La piel aceitunada del patrullero Mancuso se ruborizó levemente, salvo en determinadas zonas arañadas por el cuerpo auxiliar femenino del Partido de la Paz. Allí la piel estaba simplemente roja.

—Ha sido sólo suerte —comentó el patrullero, carraspeando para librarse de una flema invisible—: Me dieron, una información, un soplo. Luego, ese Burma Jones me dijo que buscase en el armarito, debajo de la barra.

—Una redada hecha por un solo hombre, Angelo.

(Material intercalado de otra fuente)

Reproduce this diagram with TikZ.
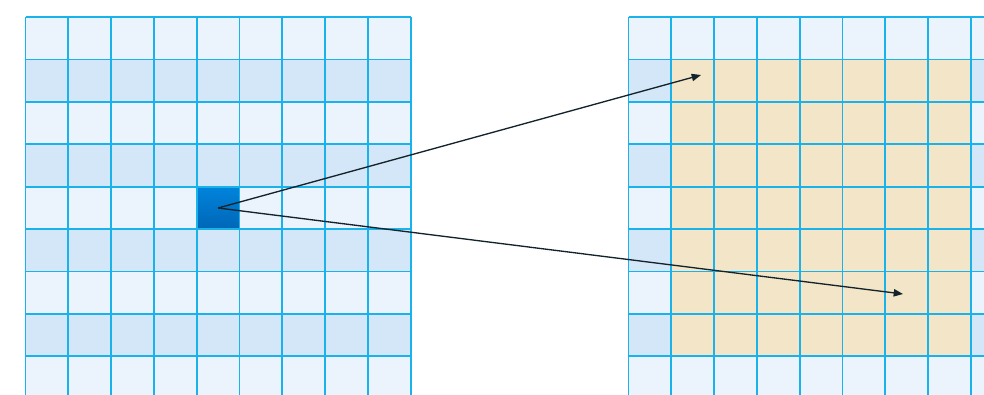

¿Angelo? El patrullero se convirtió en todo un espectro de matices del naranja al violeta.

—No me extrañaría que consiguiese un ascenso por esto —dijo el sargento—. Hace mucho ya que es usted patrullero. Y hace sólo un par de días yo le consideraba un mequetrefe. ¿Qué le parece eso? ¿Qué dice usted a eso, Mancuso?

El patrullero Mancuso carraspeó con mucha vehemencia.

—¿Puedo coger mi cámara? —preguntó, casi incoherentemente, una vez despejada la laringe.

VI

Santa Battaglia mostró el periódico a la foto de su madre y dijo: —¿Qué te parece esto, dime? ¿No te enorgulleces de tu nieto Angelo? ¿Te gusta, querida?

Señaló luego la otra foto.

—¿Qué te parece ese chico chiflado de la pobre Irene tumbado ahí en la calle como si fuera una ballena muerta? ¿Verdad que es triste? Esa chica tiene que librarse de ese hijo. ¿Qué hombre va a casarse con Irene con ese gorila por la casa? Nadie, por supuesto.

Santa cogió la foto de su madre y le dio un beso sonoro y húmedo.

—Tú no te preocupes, mujer. Ya sabes que yo rezo por ti.

VII

Claude Robichaux miraba el periódico muy apesadumbrado en el tranvía que le llevaba al hospital. ¿Cómo podía aquel muchachote hacer sufrir así a una mujer tan dulce y delicada como Irene? Estaba tan pálida y tan agotada de las preocupaciones que le causaba aquel hijo. Santa tenía razón: a aquel hijo de Irene había que tratarlo antes de que causara más disgustos a su maravillosa madre.